We got through all the formalities and the security checks and at last arrived at the oval for the game.
The prisoners were happy in anticipation, looking forward to a time of sport and good competition. We got the game planned out, organised the umpires, scorers etc, tossed the coin and the game got underway. It was 25 overs each and if a batter got to 30 runs he would retire.
It was a really good day, played in a good spirit of sportsmanship and everyone seemed to enjoy it.
When it came time for the prisoners to bat, several of the prisoners were dismissed without scoring many runs. One of the leaders among the prisoners said something that struck me as being very significant, he said, “You can tell who the sinners are”
What was he saying? You are different to us. We don’t measure up to you.
We are the failures, the “losers” the outcasts the rejects.
There was a perceived gap between those two groups of men on the cricket oval that Sunday morning.
I kept thinking about that mans comment and wondered how we as Christians can reach across that gap so that we as PF visitors can be friends and not different to those who we visit (and play sport with).

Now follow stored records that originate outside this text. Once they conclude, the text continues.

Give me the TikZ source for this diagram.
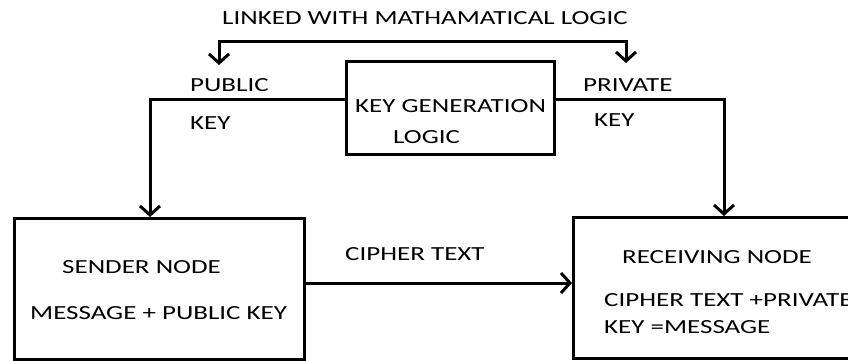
\documentclass[tikz,border=0pt]{standalone}
\usepackage{fontspec}
\setmainfont{Carlito}
\usetikzlibrary{arrows.meta}
\newcommand{\widetext}[1]{\scalebox{1.35}[1]{#1}}
\begin{document}
\begin{tikzpicture}[x=1pt,y=-1pt,
  box/.style={draw,line width=3pt,inner sep=0pt},
  barb/.tip={Straight Barb[length=9pt,width=20pt,line width=3pt]},
  flow/.style={line width=3pt,-barb},
  lbl/.style={anchor=base west,inner sep=0pt,font=\fontsize{20}{24}\selectfont}]
\useasboundingbox (0,0) rectangle (848,361);
\begin{scope}
\clip (0,0) rectangle (848,361);
% boxes
\coordinate (kgA) at (345,60);  \coordinate (snA) at (13,217);  \coordinate (rcA) at (572,216);
\node[box,minimum width=208pt,minimum height=93pt,anchor=north west] (kg) at (kgA) {};
\node[box,minimum width=290pt,minimum height=141pt,anchor=north west] (sn) at (snA) {};
\node[box,minimum width=308pt,minimum height=141pt,anchor=north west] (rc) at (rcA) {};
% corner points of the connectors
\coordinate (lt) at (150,99);
\coordinate (rt) at (724,99);
\coordinate (bl) at (219,42);
\coordinate (br) at (626,42);
\coordinate (blt) at (219,65);
\coordinate (brt) at (626,63);
\coordinate (cy) at (0,283);
% connectors
\draw[flow] (kg.west |- lt) -- (lt) -- (lt |- sn.north);
\draw[flow] (kg.east |- rt) -- (rt) -- (rt |- rc.north);
\draw[flow] (sn.east |- cy) -- (rc.west |- cy);
\draw[line width=3pt,barb-barb] (blt) -- (bl) -- (br) -- (brt);
% texts
\node[lbl] (t0) at (222,25) {\widetext{LINKED WITH MATHAMATICAL LOGIC}};
\node[lbl] (t1) at (190,92) {\widetext{PUBLIC}};
\node[lbl] (t2) at (190,129) {\widetext{KEY}};
\node[lbl] (t3) at (583,91) {\widetext{PRIVATE}};
\node[lbl] (t4) at (594,126) {\widetext{KEY}};
\node[lbl] (t5) at (355,112) {\widetext{KEY GENERATION}};
\node[lbl] (t6) at (393,143) {\widetext{LOGIC}};
\node[lbl] (t7) at (345,260) {\widetext{CIPHER TEXT}};
\node[lbl] (t8) at (62,273) {\widetext{SENDER NODE}};
\node[lbl] (t9) at (30,319) {\widetext{MESSAGE + PUBLIC KEY}};
\node[lbl] (t10) at (622,263) {\widetext{RECEIVING NODE}};
\node[lbl] (t11) at (604,306) {\widetext{CIPHER TEXT +PRIVATE}};
\node[lbl] (t12) at (604,333) {\widetext{KEY =MESSAGE}};
\end{scope}
\end{tikzpicture}
\end{document}
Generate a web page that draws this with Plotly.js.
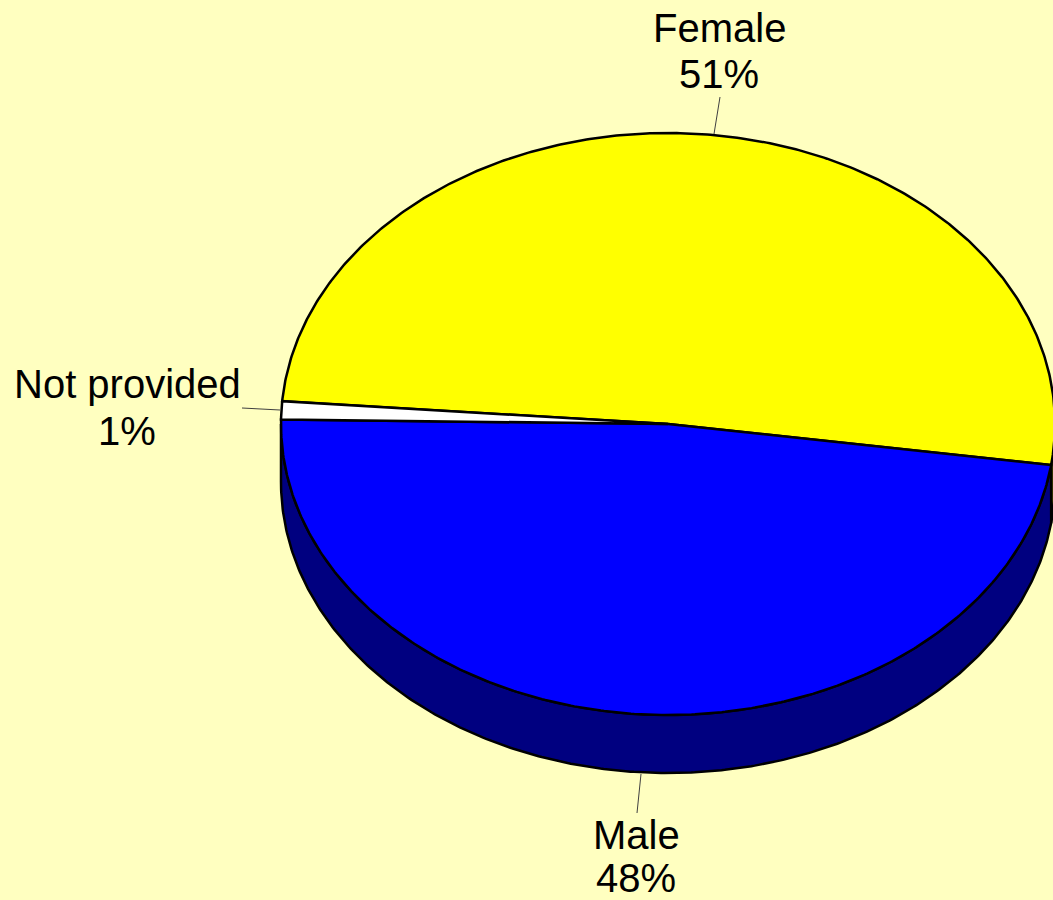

I was reminded of a story I read a long time ago where Saint Vincent De Paul was caring for the poor, he is recorded as saying to one of the sisters who worked with him, “We must love these people very much, so they will forgive us for having helped them”.
You see, if you reach down and help me, you are strong and I am weak, there is a gap between us, I am obligated to you.
It is only when I understand that you love me, that your help doesn’t cause me to loose some dignity, some of my identity as a human being.
May we love the prisoners we visit, may our friendship be a blessing to them as we show them grace, and maybe one day they will be brave enough to ask us about God’s grace.
The prisoners won the cricket match, but I think they fiddled the score.